* [TASK DIRECTIONS]:
Leave the pictures out. Return all other data exactly.

* [DATASET CONTENT]:
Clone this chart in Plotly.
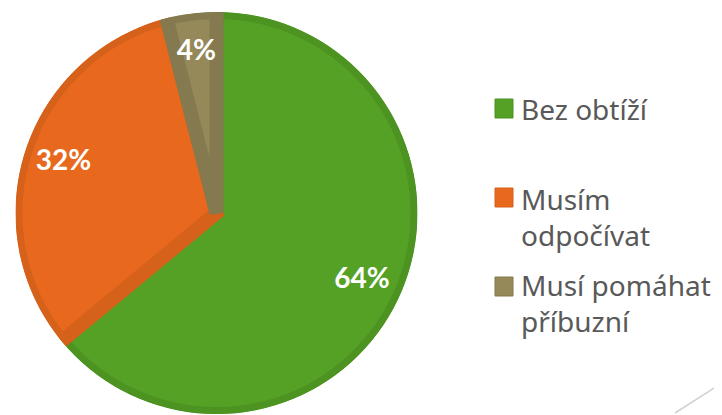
import plotly.graph_objects as go

labels = ["Bez obtíží", "Musím odpočívat", "Musí pomáhat příbuzní"]
legend_lines = ["Bez obtíží", "Musím<br>odpočívat", "Musí pomáhat<br>příbuzní"]
values = [64, 32, 4]
fill_colors = ["#55a125", "#e8691d", "#958859"]
edge_colors = ["#4c9322", "#d6611b", "#857a4f"]

W, H = 722, 415
OFF = 8  # page body margin offset
cx, cy, R = 216.5 - OFF, 213 - OFF, 201

total = sum(values)
mid_theta, widths = [], []
acc = 0
for v in values:
    mid_theta.append((acc + v / 2) / total * 360)
    widths.append(v / total * 360)
    acc += v
pct_text = [f"{round(v / total * 100)}%" for v in values]

dom_x = [(cx - R) / W, (cx + R) / W]
dom_y = [(H - cy - R) / H, (H - cy + R) / H]

fig = go.Figure()
fig.add_trace(go.Barpolar(
    r=[1] * len(values), theta=mid_theta, width=widths, base=0,
    marker=dict(color=fill_colors, line=dict(color=edge_colors, width=14)),
    text=labels, hoverinfo="text", showlegend=False,
))
fig.add_trace(go.Scatterpolar(
    r=[0.8] * len(values), theta=mid_theta, mode="text", text=pct_text,
    textfont=dict(family="Lato, 'Noto Sans', sans-serif", size=28, color="white", weight="bold"),
    textposition="middle center", showlegend=False, hoverinfo="skip",
))
fig.update_layout(
    width=W, height=H, margin=dict(l=0, r=0, t=0, b=0),
    paper_bgcolor="white", plot_bgcolor="white",
    polar=dict(
        domain=dict(x=dom_x, y=dom_y), bgcolor="rgba(0,0,0,0)",
        radialaxis=dict(visible=False, range=[0, 1], showgrid=False),
        angularaxis=dict(visible=False, rotation=90, direction="clockwise", showgrid=False),
    ),
)

# custom legend
sq_tops = [91, 180, 269]
txt_tops = [80, 170, 256]
shapes = []
annotations = []
for i, (txt, st, tt) in enumerate(zip(legend_lines, sq_tops, txt_tops)):
    shapes.append(dict(type="rect", xref="paper", yref="paper",
                       x0=487 / W, x1=505 / W, y0=1 - (st + 19) / H, y1=1 - st / H,
                       fillcolor=fill_colors[i], line=dict(color=edge_colors[i], width=1)))
    annotations.append(dict(xref="paper", yref="paper", x=511 / W, y=1 - tt / H,
                            xanchor="left", yanchor="top", align="left", showarrow=False,
                            text=txt, font=dict(family="'Noto Sans', sans-serif", size=28, color="#595959")))
# decorative slide line
shapes.append(dict(type="line", xref="paper", yref="paper", x0=667 / W, y0=1 - 405 / H,
                   x1=722 / W, y1=1 - 370 / H, line=dict(color="#d0d0d0", width=1.5)))
fig.update_layout(shapes=shapes, annotations=annotations)

fig.write_html("out.html")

* [ANSWER TO THIS EXERCISE]:
Clone this chart in Plotly.
import plotly.graph_objects as go

labels = ["Bez obtíží", "Musím odpočívat", "Musí pomáhat příbuzní"]
legend_lines = ["Bez obtíží", "Musím<br>odpočívat", "Musí pomáhat<br>příbuzní"]
values = [64, 32, 4]
fill_colors = ["#55a125", "#e8691d", "#958859"]
edge_colors = ["#4c9322", "#d6611b", "#857a4f"]

W, H = 722, 415
OFF = 8  # page body margin offset
cx, cy, R = 216.5 - OFF, 213 - OFF, 201

total = sum(values)
mid_theta, widths = [], []
acc = 0
for v in values:
    mid_theta.append((acc + v / 2) / total * 360)
    widths.append(v / total * 360)
    acc += v
pct_text = [f"{round(v / total * 100)}%" for v in values]

dom_x = [(cx - R) / W, (cx + R) / W]
dom_y = [(H - cy - R) / H, (H - cy + R) / H]

fig = go.Figure()
fig.add_trace(go.Barpolar(
    r=[1] * len(values), theta=mid_theta, width=widths, base=0,
    marker=dict(color=fill_colors, line=dict(color=edge_colors, width=14)),
    text=labels, hoverinfo="text", showlegend=False,
))
fig.add_trace(go.Scatterpolar(
    r=[0.8] * len(values), theta=mid_theta, mode="text", text=pct_text,
    textfont=dict(family="Lato, 'Noto Sans', sans-serif", size=28, color="white", weight="bold"),
    textposition="middle center", showlegend=False, hoverinfo="skip",
))
fig.update_layout(
    width=W, height=H, margin=dict(l=0, r=0, t=0, b=0),
    paper_bgcolor="white", plot_bgcolor="white",
    polar=dict(
        domain=dict(x=dom_x, y=dom_y), bgcolor="rgba(0,0,0,0)",
        radialaxis=dict(visible=False, range=[0, 1], showgrid=False),
        angularaxis=dict(visible=False, rotation=90, direction="clockwise", showgrid=False),
    ),
)

# custom legend
sq_tops = [91, 180, 269]
txt_tops = [80, 170, 256]
shapes = []
annotations = []
for i, (txt, st, tt) in enumerate(zip(legend_lines, sq_tops, txt_tops)):
    shapes.append(dict(type="rect", xref="paper", yref="paper",
                       x0=487 / W, x1=505 / W, y0=1 - (st + 19) / H, y1=1 - st / H,
                       fillcolor=fill_colors[i], line=dict(color=edge_colors[i], width=1)))
    annotations.append(dict(xref="paper", yref="paper", x=511 / W, y=1 - tt / H,
                            xanchor="left", yanchor="top", align="left", showarrow=False,
                            text=txt, font=dict(family="'Noto Sans', sans-serif", size=28, color="#595959")))
# decorative slide line
shapes.append(dict(type="line", xref="paper", yref="paper", x0=667 / W, y0=1 - 405 / H,
                   x1=722 / W, y1=1 - 370 / H, line=dict(color="#d0d0d0", width=1.5)))
fig.update_layout(shapes=shapes, annotations=annotations)

fig.write_html("out.html")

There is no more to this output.